Until she was running, running past the place where she had dug the salt — the sphere was gone now, faded from her memory — and she kept running, her baby clutched in her arms, until she came to the walls of the quarry, up which she scrambled in a flash.

She looked back into the great pit, its floor studded with the lowering, silent forms of the borametz trees. And here came Cactus, running after her with a defiant grin.

II

The land was bare. There were a few stubby trees, and shrubs with bark like rock and leaves like needles, and cacti, small and hard as pebbles and equipped with long toxin-laden spines. Protecting their water, these plants were little balls of aggression, and Ultimate and Cactus knew better than to tackle such risky fare until it was essential to do so.

You had to watch where you put your feet and hands.

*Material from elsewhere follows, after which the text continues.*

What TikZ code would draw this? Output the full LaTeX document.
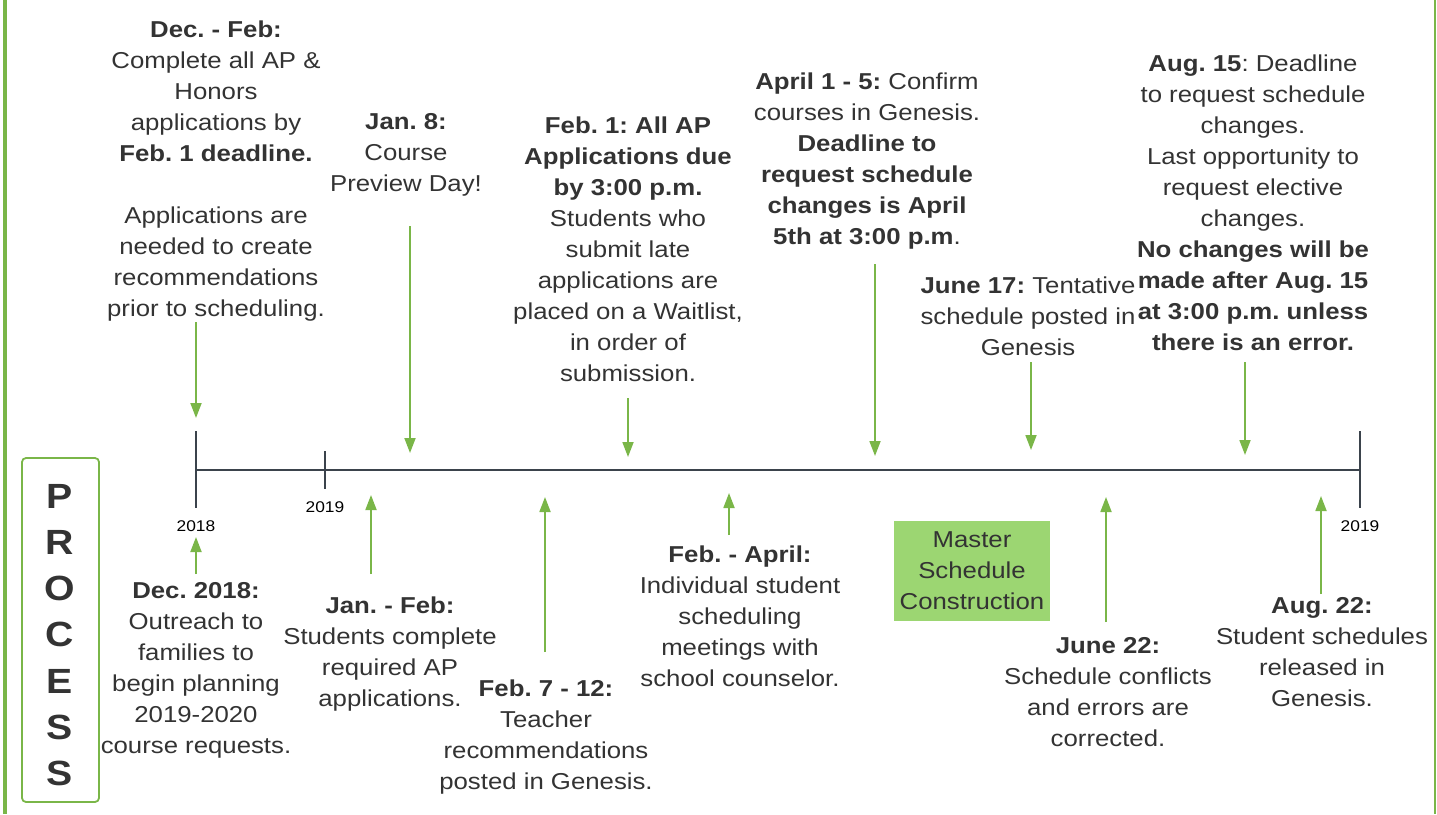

There were pits in the desert’s crimson floor. They were bright red, a little like flowers, barely visible against the red soil, but with knots of darkness at their centers. Foolish lizards and amphibians, and even the occasional mammal, would tumble unwarily into these waiting traps — and they would not emerge, for these pits were mouths.

These deadly maws belonged to creatures that lived in narrow burrows under the ground. Hairless, eyeless, their legs reduced to scrabbling finlike stubs with sand-digging claws, they were rodents, among the last remnants of the great lineages that had once ruled the planet.

This time of openness and lack of cover did not favor large predators, and the survivors had been forced to find new strategies. The frantic activity and sociability of their ancestors long abandoned, these burrowing rat-mouths spent their lives in holes in the ground, waiting for something to fall into their mouths. Shielded from the excesses of the climate, moving from their burrows only when driven to mate, the rat-mouths had slow metabolisms and very small brains. They made few demands of life, and in their way were content.

But for creatures as smart as Ultimate and Cactus, the rat-mouths weren’t hard to avoid. Side by side, the companions moved on.